Exactly 38 days ago, I graduated college and witnessed a man release a dove on stage seconds before he received his diploma.  Obviously, both were monumental occasions in my life.  Since then, I have been "fun-employed,"* a term I use when answering the only question people ask me in polite conversation nowadays: "So, what are your post-grad plans?  Got a job yet, you adult, you, har har!"

*Interestingly, my research has shown that my dad seems to hate me a little more each time I say that, as he sees his retirement money dwindling away as I ask him for money to buy donuts and theme park tickets.

Anyway, the Bible tells us that most important things happen in increments of 40 days (the great flood, Jesus lost in the woods, something Moses did, etc.).  If tradition holds true, then in two days I'll either be extended a job offer or will finally solve Level 65 of Candy Crush.  Either way, these past 38 days have taught me a lot about the stages of post-graduate life, which, not coincidentally, directly mirror the five stages of grief.

1. Denial
This stage can happen as early as freshman year of college or as late as your first year of grad school.  I always thought people are really annoying in this stage, because it usually resembles one of the following scenarios:

  1. A drunk girl talking about how she's never going to graduate because then she won't be able to go to theme parties (this was me).
  2. A drunk guy talking about he's never going to graduate because then he can't sit around in his boxers all day and smoke weed.
  3. Panicked seniors joking about how they're going to fail their last exam on purpose.
In all scenarios, I'm just like, "No you're not, so shut up."  Going into it, we all know college is going to end and that we're going to eventually graduate on schedule, because if not we'd be 25 and the number 60 won't refer to how many Gs we're making a year but rather how many seconds our keg stand is.  And we all know we're going to pay some junior too much money to take over-saturated pictures of us and our roommates (who at that point we definitely hate) all over campus in stupid poses and grad caps.  Thus, denial is pointless, for this is the way it shall be.

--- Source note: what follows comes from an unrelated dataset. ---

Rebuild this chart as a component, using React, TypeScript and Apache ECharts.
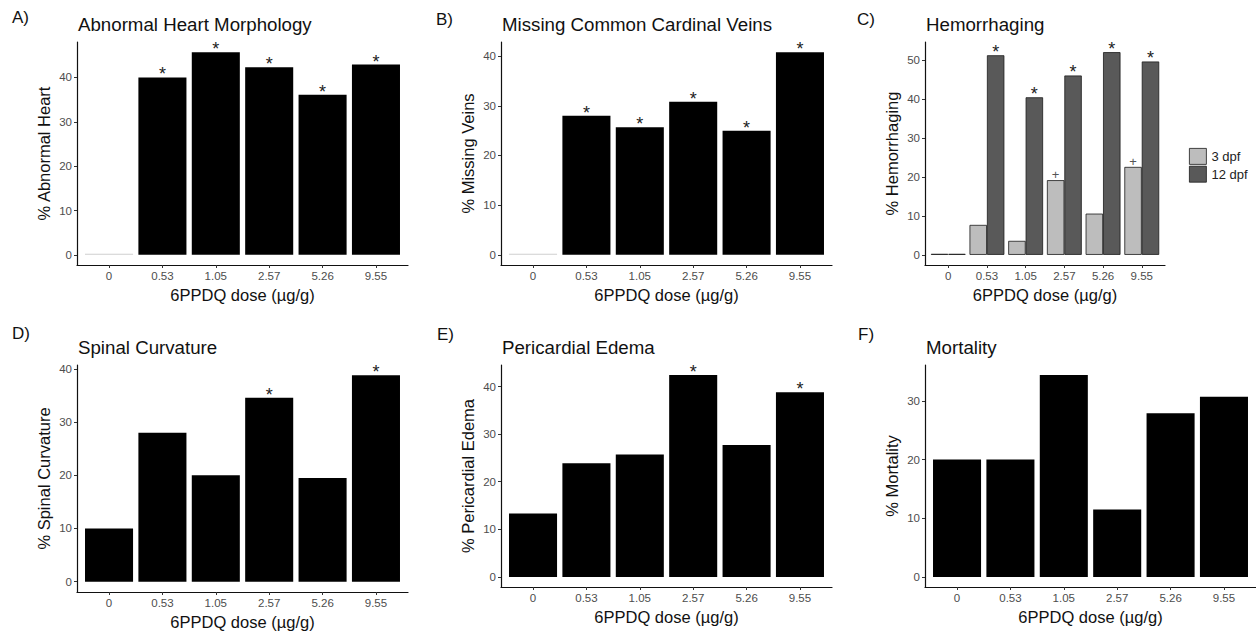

The denial stage continues into the first few weeks after graduation.  It's fun for awhile, believe me.  You might take a trip or two, sleep in, get a pool membership and Instagram pictures of your fabulous life and strawberry daiquiris.  Post-grad is great in this stage, until....

#hardlife #nofilter

2. Anger
You start to get angry.  You get angry that none of the 30 places you've applied to have contacted you back. You start doubting your self-worth as you realize YOU are becoming the Target employee with a Bachelor's degree in English and Early Renaissance Bullshit.  You think about all the money you wasted getting wasted an education and get even angrier.  Then your parents start asking when you're going to get a job, gently suggesting that you waitress or strip for awhile, "just so you're not bored, honey."  

3. Bargaining
I theorize that this is when most people who formerly denounced grad school urgently sign up for the next GRE.  "If I just go to grad school then maybe I'll find a job doing what I actually love.  Besides, I'm overqualified for these stupid jobs I've been applying I need more education."  In two or three years, you'll restart the process, but then you'll have a Master's so you'll know how to deal with it.

4. Depression
I mean, obviously.  You can't go to theme parties anymore, your parents are your new roommates with a better social life than you, and you've heard every rejection possible from "This position has been filled" to "After meeting you and talking for an hour as you sweated your way through your button-down, we feel that your personality is lame and not suited for this company so we went with another, less clammy candidate who has a better haircut and professional experience."  Of course you're going to get depressed.  

5. Acceptance
You get a cat, look for receptionist jobs, and start seriously dating because that's the only way you're going to pull yourself out of this mess.  (This is speculation, as I have only made it to stage 4.)

So if you're still in college, live it up because someday you'll have to explain to your teenager that the only thing you did with your English degree was watch all six seasons of Mad Men in your first month out of college and write a mediocre blog.  Impressive.